[START Source data]
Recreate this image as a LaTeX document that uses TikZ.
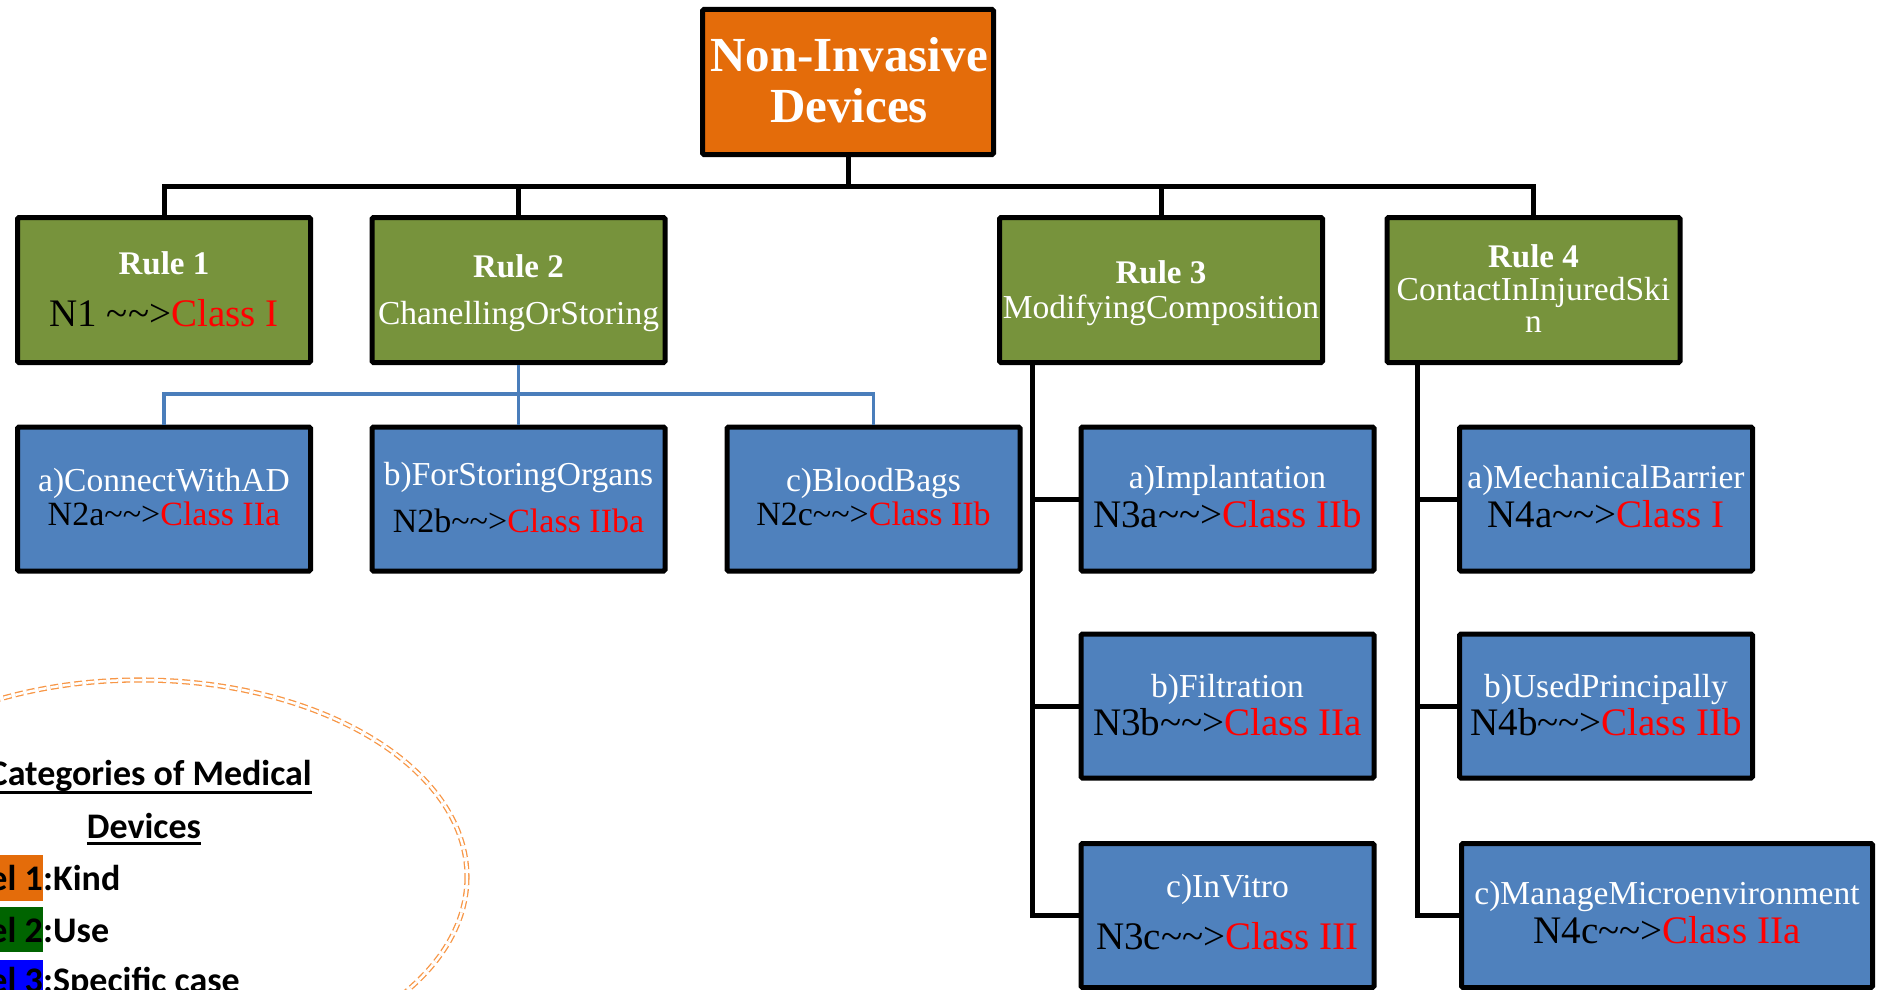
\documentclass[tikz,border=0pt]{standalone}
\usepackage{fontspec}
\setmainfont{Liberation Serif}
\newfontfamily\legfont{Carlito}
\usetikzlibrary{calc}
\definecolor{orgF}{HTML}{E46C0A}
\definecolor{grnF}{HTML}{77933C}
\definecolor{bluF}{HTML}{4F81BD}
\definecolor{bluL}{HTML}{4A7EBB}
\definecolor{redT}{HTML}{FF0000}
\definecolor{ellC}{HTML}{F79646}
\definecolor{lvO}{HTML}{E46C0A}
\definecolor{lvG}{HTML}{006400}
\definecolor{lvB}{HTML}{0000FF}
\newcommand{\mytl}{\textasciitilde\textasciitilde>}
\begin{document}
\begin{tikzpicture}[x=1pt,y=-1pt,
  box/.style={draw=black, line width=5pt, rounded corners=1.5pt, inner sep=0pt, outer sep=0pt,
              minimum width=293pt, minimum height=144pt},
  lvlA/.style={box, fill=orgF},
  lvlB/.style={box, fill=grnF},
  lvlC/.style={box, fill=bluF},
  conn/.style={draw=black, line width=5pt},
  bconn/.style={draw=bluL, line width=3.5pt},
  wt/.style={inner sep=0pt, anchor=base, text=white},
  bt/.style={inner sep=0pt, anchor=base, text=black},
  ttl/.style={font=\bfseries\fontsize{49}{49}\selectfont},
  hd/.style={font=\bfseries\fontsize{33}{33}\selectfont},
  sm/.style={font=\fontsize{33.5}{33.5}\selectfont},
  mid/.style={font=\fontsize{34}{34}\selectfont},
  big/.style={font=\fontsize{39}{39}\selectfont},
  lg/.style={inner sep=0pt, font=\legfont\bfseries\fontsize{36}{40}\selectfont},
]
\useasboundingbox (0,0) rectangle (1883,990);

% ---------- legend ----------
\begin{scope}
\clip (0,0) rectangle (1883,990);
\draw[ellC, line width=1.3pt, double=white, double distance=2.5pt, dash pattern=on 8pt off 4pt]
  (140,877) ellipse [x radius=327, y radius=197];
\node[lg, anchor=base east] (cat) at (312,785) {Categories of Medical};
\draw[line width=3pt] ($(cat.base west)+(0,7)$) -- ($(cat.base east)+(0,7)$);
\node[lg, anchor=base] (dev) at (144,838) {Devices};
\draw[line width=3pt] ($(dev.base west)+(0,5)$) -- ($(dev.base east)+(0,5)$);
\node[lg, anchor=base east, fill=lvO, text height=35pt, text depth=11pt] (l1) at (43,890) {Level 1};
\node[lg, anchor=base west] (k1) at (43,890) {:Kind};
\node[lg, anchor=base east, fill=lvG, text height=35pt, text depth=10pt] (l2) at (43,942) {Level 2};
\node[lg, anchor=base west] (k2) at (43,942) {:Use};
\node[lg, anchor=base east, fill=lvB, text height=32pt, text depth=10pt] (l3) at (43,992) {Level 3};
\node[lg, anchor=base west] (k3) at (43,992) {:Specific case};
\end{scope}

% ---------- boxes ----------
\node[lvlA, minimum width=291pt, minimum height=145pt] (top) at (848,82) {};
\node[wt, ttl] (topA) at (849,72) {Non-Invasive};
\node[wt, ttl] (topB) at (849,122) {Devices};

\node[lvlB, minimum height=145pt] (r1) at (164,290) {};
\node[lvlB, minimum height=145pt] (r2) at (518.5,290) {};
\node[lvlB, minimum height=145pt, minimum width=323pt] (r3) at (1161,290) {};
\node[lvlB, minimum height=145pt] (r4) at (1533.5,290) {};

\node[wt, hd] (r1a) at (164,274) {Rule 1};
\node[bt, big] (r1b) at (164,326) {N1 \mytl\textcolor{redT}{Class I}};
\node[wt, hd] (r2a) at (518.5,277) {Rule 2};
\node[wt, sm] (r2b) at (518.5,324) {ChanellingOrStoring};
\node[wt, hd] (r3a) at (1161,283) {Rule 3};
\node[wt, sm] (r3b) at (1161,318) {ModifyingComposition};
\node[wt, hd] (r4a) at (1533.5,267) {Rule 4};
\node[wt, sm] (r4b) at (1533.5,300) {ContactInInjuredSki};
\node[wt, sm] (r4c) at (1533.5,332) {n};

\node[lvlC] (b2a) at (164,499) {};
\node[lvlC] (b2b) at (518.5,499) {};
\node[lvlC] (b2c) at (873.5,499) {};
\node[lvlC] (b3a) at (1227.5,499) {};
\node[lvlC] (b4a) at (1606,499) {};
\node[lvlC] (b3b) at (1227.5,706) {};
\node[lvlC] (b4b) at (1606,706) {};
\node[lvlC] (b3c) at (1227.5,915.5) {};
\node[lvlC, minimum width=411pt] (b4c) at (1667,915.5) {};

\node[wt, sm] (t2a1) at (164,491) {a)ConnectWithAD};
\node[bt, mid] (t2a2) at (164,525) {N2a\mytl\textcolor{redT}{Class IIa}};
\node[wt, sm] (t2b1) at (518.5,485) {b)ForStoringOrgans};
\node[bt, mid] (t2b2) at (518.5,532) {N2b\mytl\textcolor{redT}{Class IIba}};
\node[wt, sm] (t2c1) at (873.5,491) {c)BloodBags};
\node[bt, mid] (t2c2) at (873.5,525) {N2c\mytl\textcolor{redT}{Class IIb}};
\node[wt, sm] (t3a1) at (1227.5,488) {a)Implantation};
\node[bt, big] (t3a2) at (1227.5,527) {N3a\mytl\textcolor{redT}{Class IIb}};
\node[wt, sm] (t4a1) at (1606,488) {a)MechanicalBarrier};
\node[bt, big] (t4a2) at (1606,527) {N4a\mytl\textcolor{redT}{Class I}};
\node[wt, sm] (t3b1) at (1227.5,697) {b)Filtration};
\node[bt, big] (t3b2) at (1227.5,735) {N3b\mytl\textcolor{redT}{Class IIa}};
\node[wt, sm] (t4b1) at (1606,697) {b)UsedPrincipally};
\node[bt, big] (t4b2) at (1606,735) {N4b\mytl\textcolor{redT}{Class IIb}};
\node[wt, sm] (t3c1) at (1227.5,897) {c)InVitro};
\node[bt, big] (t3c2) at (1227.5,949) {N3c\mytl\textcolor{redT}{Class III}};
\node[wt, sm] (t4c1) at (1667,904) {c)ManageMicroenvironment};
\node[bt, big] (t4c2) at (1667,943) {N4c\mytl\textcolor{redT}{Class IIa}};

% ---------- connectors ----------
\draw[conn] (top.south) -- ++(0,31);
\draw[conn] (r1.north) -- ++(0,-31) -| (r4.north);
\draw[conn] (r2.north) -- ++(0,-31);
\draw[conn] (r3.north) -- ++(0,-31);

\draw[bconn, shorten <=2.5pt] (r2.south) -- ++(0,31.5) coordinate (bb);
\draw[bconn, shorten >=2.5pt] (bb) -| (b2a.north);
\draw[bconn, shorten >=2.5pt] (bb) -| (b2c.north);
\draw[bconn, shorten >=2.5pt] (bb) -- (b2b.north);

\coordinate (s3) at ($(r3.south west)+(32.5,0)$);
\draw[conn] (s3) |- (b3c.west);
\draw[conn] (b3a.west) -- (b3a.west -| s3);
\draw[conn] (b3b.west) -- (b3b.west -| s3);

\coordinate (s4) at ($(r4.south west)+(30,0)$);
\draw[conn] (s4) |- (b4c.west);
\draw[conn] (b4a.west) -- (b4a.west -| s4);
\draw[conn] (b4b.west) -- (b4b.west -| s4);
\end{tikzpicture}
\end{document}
[END Source data]
Goal.
From the listing, extract all text exactly as given and drop any picture.

Correct response.
Recreate this image as a LaTeX document that uses TikZ.
\documentclass[tikz,border=0pt]{standalone}
\usepackage{fontspec}
\setmainfont{Liberation Serif}
\newfontfamily\legfont{Carlito}
\usetikzlibrary{calc}
\definecolor{orgF}{HTML}{E46C0A}
\definecolor{grnF}{HTML}{77933C}
\definecolor{bluF}{HTML}{4F81BD}
\definecolor{bluL}{HTML}{4A7EBB}
\definecolor{redT}{HTML}{FF0000}
\definecolor{ellC}{HTML}{F79646}
\definecolor{lvO}{HTML}{E46C0A}
\definecolor{lvG}{HTML}{006400}
\definecolor{lvB}{HTML}{0000FF}
\newcommand{\mytl}{\textasciitilde\textasciitilde>}
\begin{document}
\begin{tikzpicture}[x=1pt,y=-1pt,
  box/.style={draw=black, line width=5pt, rounded corners=1.5pt, inner sep=0pt, outer sep=0pt,
              minimum width=293pt, minimum height=144pt},
  lvlA/.style={box, fill=orgF},
  lvlB/.style={box, fill=grnF},
  lvlC/.style={box, fill=bluF},
  conn/.style={draw=black, line width=5pt},
  bconn/.style={draw=bluL, line width=3.5pt},
  wt/.style={inner sep=0pt, anchor=base, text=white},
  bt/.style={inner sep=0pt, anchor=base, text=black},
  ttl/.style={font=\bfseries\fontsize{49}{49}\selectfont},
  hd/.style={font=\bfseries\fontsize{33}{33}\selectfont},
  sm/.style={font=\fontsize{33.5}{33.5}\selectfont},
  mid/.style={font=\fontsize{34}{34}\selectfont},
  big/.style={font=\fontsize{39}{39}\selectfont},
  lg/.style={inner sep=0pt, font=\legfont\bfseries\fontsize{36}{40}\selectfont},
]
\useasboundingbox (0,0) rectangle (1883,990);

% ---------- legend ----------
\begin{scope}
\clip (0,0) rectangle (1883,990);
\draw[ellC, line width=1.3pt, double=white, double distance=2.5pt, dash pattern=on 8pt off 4pt]
  (140,877) ellipse [x radius=327, y radius=197];
\node[lg, anchor=base east] (cat) at (312,785) {Categories of Medical};
\draw[line width=3pt] ($(cat.base west)+(0,7)$) -- ($(cat.base east)+(0,7)$);
\node[lg, anchor=base] (dev) at (144,838) {Devices};
\draw[line width=3pt] ($(dev.base west)+(0,5)$) -- ($(dev.base east)+(0,5)$);
\node[lg, anchor=base east, fill=lvO, text height=35pt, text depth=11pt] (l1) at (43,890) {Level 1};
\node[lg, anchor=base west] (k1) at (43,890) {:Kind};
\node[lg, anchor=base east, fill=lvG, text height=35pt, text depth=10pt] (l2) at (43,942) {Level 2};
\node[lg, anchor=base west] (k2) at (43,942) {:Use};
\node[lg, anchor=base east, fill=lvB, text height=32pt, text depth=10pt] (l3) at (43,992) {Level 3};
\node[lg, anchor=base west] (k3) at (43,992) {:Specific case};
\end{scope}

% ---------- boxes ----------
\node[lvlA, minimum width=291pt, minimum height=145pt] (top) at (848,82) {};
\node[wt, ttl] (topA) at (849,72) {Non-Invasive};
\node[wt, ttl] (topB) at (849,122) {Devices};

\node[lvlB, minimum height=145pt] (r1) at (164,290) {};
\node[lvlB, minimum height=145pt] (r2) at (518.5,290) {};
\node[lvlB, minimum height=145pt, minimum width=323pt] (r3) at (1161,290) {};
\node[lvlB, minimum height=145pt] (r4) at (1533.5,290) {};

\node[wt, hd] (r1a) at (164,274) {Rule 1};
\node[bt, big] (r1b) at (164,326) {N1 \mytl\textcolor{redT}{Class I}};
\node[wt, hd] (r2a) at (518.5,277) {Rule 2};
\node[wt, sm] (r2b) at (518.5,324) {ChanellingOrStoring};
\node[wt, hd] (r3a) at (1161,283) {Rule 3};
\node[wt, sm] (r3b) at (1161,318) {ModifyingComposition};
\node[wt, hd] (r4a) at (1533.5,267) {Rule 4};
\node[wt, sm] (r4b) at (1533.5,300) {ContactInInjuredSki};
\node[wt, sm] (r4c) at (1533.5,332) {n};

\node[lvlC] (b2a) at (164,499) {};
\node[lvlC] (b2b) at (518.5,499) {};
\node[lvlC] (b2c) at (873.5,499) {};
\node[lvlC] (b3a) at (1227.5,499) {};
\node[lvlC] (b4a) at (1606,499) {};
\node[lvlC] (b3b) at (1227.5,706) {};
\node[lvlC] (b4b) at (1606,706) {};
\node[lvlC] (b3c) at (1227.5,915.5) {};
\node[lvlC, minimum width=411pt] (b4c) at (1667,915.5) {};

\node[wt, sm] (t2a1) at (164,491) {a)ConnectWithAD};
\node[bt, mid] (t2a2) at (164,525) {N2a\mytl\textcolor{redT}{Class IIa}};
\node[wt, sm] (t2b1) at (518.5,485) {b)ForStoringOrgans};
\node[bt, mid] (t2b2) at (518.5,532) {N2b\mytl\textcolor{redT}{Class IIba}};
\node[wt, sm] (t2c1) at (873.5,491) {c)BloodBags};
\node[bt, mid] (t2c2) at (873.5,525) {N2c\mytl\textcolor{redT}{Class IIb}};
\node[wt, sm] (t3a1) at (1227.5,488) {a)Implantation};
\node[bt, big] (t3a2) at (1227.5,527) {N3a\mytl\textcolor{redT}{Class IIb}};
\node[wt, sm] (t4a1) at (1606,488) {a)MechanicalBarrier};
\node[bt, big] (t4a2) at (1606,527) {N4a\mytl\textcolor{redT}{Class I}};
\node[wt, sm] (t3b1) at (1227.5,697) {b)Filtration};
\node[bt, big] (t3b2) at (1227.5,735) {N3b\mytl\textcolor{redT}{Class IIa}};
\node[wt, sm] (t4b1) at (1606,697) {b)UsedPrincipally};
\node[bt, big] (t4b2) at (1606,735) {N4b\mytl\textcolor{redT}{Class IIb}};
\node[wt, sm] (t3c1) at (1227.5,897) {c)InVitro};
\node[bt, big] (t3c2) at (1227.5,949) {N3c\mytl\textcolor{redT}{Class III}};
\node[wt, sm] (t4c1) at (1667,904) {c)ManageMicroenvironment};
\node[bt, big] (t4c2) at (1667,943) {N4c\mytl\textcolor{redT}{Class IIa}};

% ---------- connectors ----------
\draw[conn] (top.south) -- ++(0,31);
\draw[conn] (r1.north) -- ++(0,-31) -| (r4.north);
\draw[conn] (r2.north) -- ++(0,-31);
\draw[conn] (r3.north) -- ++(0,-31);

\draw[bconn, shorten <=2.5pt] (r2.south) -- ++(0,31.5) coordinate (bb);
\draw[bconn, shorten >=2.5pt] (bb) -| (b2a.north);
\draw[bconn, shorten >=2.5pt] (bb) -| (b2c.north);
\draw[bconn, shorten >=2.5pt] (bb) -- (b2b.north);

\coordinate (s3) at ($(r3.south west)+(32.5,0)$);
\draw[conn] (s3) |- (b3c.west);
\draw[conn] (b3a.west) -- (b3a.west -| s3);
\draw[conn] (b3b.west) -- (b3b.west -| s3);

\coordinate (s4) at ($(r4.south west)+(30,0)$);
\draw[conn] (s4) |- (b4c.west);
\draw[conn] (b4a.west) -- (b4a.west -| s4);
\draw[conn] (b4b.west) -- (b4b.west -| s4);
\end{tikzpicture}
\end{document}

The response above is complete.